Why You Might Care About Baseball’s New Posting System

ESPN is reporting that Major League Baseball has reached an agreement with Japan’s Nippon Pro Baseball league regarding player transfers.  Previously, if one of the 12 NPB clubs posted a player (that is, made him available), MLB teams could submit a blind bid for the negotiating rights to that player.  The highest bidder then has 30 days to negotiate a contract with that player, paying the bid to the club and the contract to the player.  Now, the bidding system is still in place, but the maximum bid is capped at $20 million.  If multiple teams post a max bid, then a player is allowed to negotiate with any of those teams.

This was the plan for a while, but there were a few obstacles.  Earlier reports had 11 of the 12 NPB clubs had agreed to this.  The lone holdout was the Rakuten Golden Eagles, who just so happened to also have this year’s prized prospect, Masahiro Tanaka.  Considering previous bids had topped $50 million, you might be able to see the Eagles’ line of thinking.  The reports also implied that had the $20M posting cap was put in place, the Eagles would not post Tanaka, who still has 2 years left on his NPB contract.

So why is this interesting?  Well for one thing, the Eagles’ roster includes former major leaguers Takashi Saito and Andruw Jones, which is kinda cool. But what is likely more important to you is that the Rakuten Golden Eagles are owned by, surprise surprise, Raukten Inc.  This multidimensional corporation specializes in online retail, owning Buy.com (now Rakuten.com), and Play.com among others.  Rakuten has also invested heavily in Pintrest and Tsunku, the latter contributing Golden Eagles’ fight songs via Hello!

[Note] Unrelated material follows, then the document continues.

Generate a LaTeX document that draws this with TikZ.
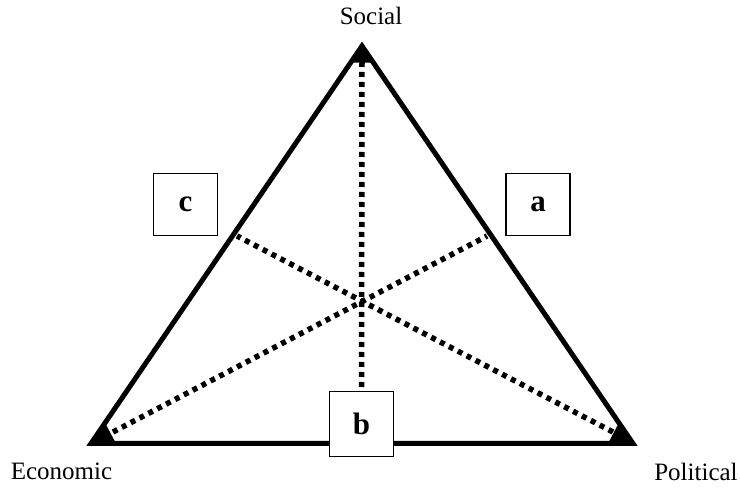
\documentclass[tikz,border=0pt]{standalone}
\usepackage{fontspec}
\setmainfont{Liberation Serif}
\usetikzlibrary{positioning,calc}

\begin{document}
\begin{tikzpicture}[x=1pt,y=-1pt,
    side/.style={line width=5pt,line join=miter},
    median/.style={line width=5.5pt,dash pattern=on 5pt off 5pt},
    tip/.style={fill=black},
    boxlbl/.style={draw,line width=1.4pt,fill=white,minimum width=64pt,minimum height=62pt,inner sep=0pt,font=\fontsize{31}{36}\selectfont\bfseries},
    vertlbl/.style={font=\fontsize{25}{30}\selectfont}]
  \useasboundingbox (0,0) rectangle (740,489);

  \coordinate (soc) at (362,46);
  \coordinate (eco) at (91,443.5);
  \coordinate (pol) at (633,443.5);

  % feet of the dotted lines
  \coordinate (socfoot) at (362,62);
  \coordinate (ecofoot) at (113,432);
  \coordinate (polfoot) at (613,432);
  \coordinate (ma) at (487,236);
  \coordinate (mc) at (237,236);

  \node[boxlbl] (a) at (538,204.5) {a};
  \node[boxlbl] (c) at (185.5,204.5) {c};
  \node[boxlbl,minimum height=65pt] (b) at (361.5,424) {b};

  \draw[median] (socfoot) -- (b.north);
  \draw[median] (ecofoot) -- (ma);
  \draw[median] (polfoot) -- (mc);

  \fill[tip] (soc) -- ($(soc)!20pt!(eco)$) -- ($(soc)!20pt!(pol)$) -- cycle;
  \fill[tip] (eco) -- ($(eco)!25pt!(soc)$) -- ($(eco)!25pt!(pol)$) -- cycle;
  \fill[tip] (pol) -- ($(pol)!25pt!(soc)$) -- ($(pol)!25pt!(eco)$) -- cycle;

  \draw[side] (soc) -- (eco) -- (pol) -- cycle;

  % boxes drawn again on top of the sides
  \node[boxlbl,minimum height=65pt] at (b) {b};

  \node[vertlbl] (social) at (371,16) {Social};
  \node[vertlbl] (economic) at (61.5,471) {Economic};
  \node[vertlbl] (political) at (696,472) {Political};
\end{tikzpicture}
\end{document}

Project.  In other words, Rakuten has fingers in a lot of places important to netizens and otaku.

In all likelihood, Rakuten is upset that they’re the ones getting 40 cents on the dollar when Seibu and Nippon-Ham got full price.  It probably doesn’t help things that the Eagles’ previous post attempt yielded a $19 million bid in 2010, but the Oakland A’s were unable to come to terms with Hisashi Iwakuma. The bid was retracted and Iwakuma stayed with the Eagles until 2012, when he went to the Seattle Mariners (partially owned by Nintendo, by the way) for nothing in return.  I don’t know about you, but if I was shorted $45 million over 3 years, I’d be a little peeved.

However, what if there’s something more to this?  Granted, $30 million would be less than 1% of Rakuten’s $4.7 billion in revenue, but it wouldn’t be the last time someone spent money they didn’t have, especially when we’re talking baseball.  If the presumed posting payday had already been earmarked, that could be problematic for the defending Japan Series champs.  The issues regarding a shortfall and/or drop back to mediocrity (Rakuten won 82 out of 144 games duringthe 2013 regular season; they averaged 67 the six seasons before that) could spill over into the rest of Rakuten’s footprint.  For want of a nail, the castle may not be lost, but there is the potential for damage.

Like I said, this is likely much ado about a little, but in a world that tends to get smaller every day, don’t be too surprised if it doesn’t.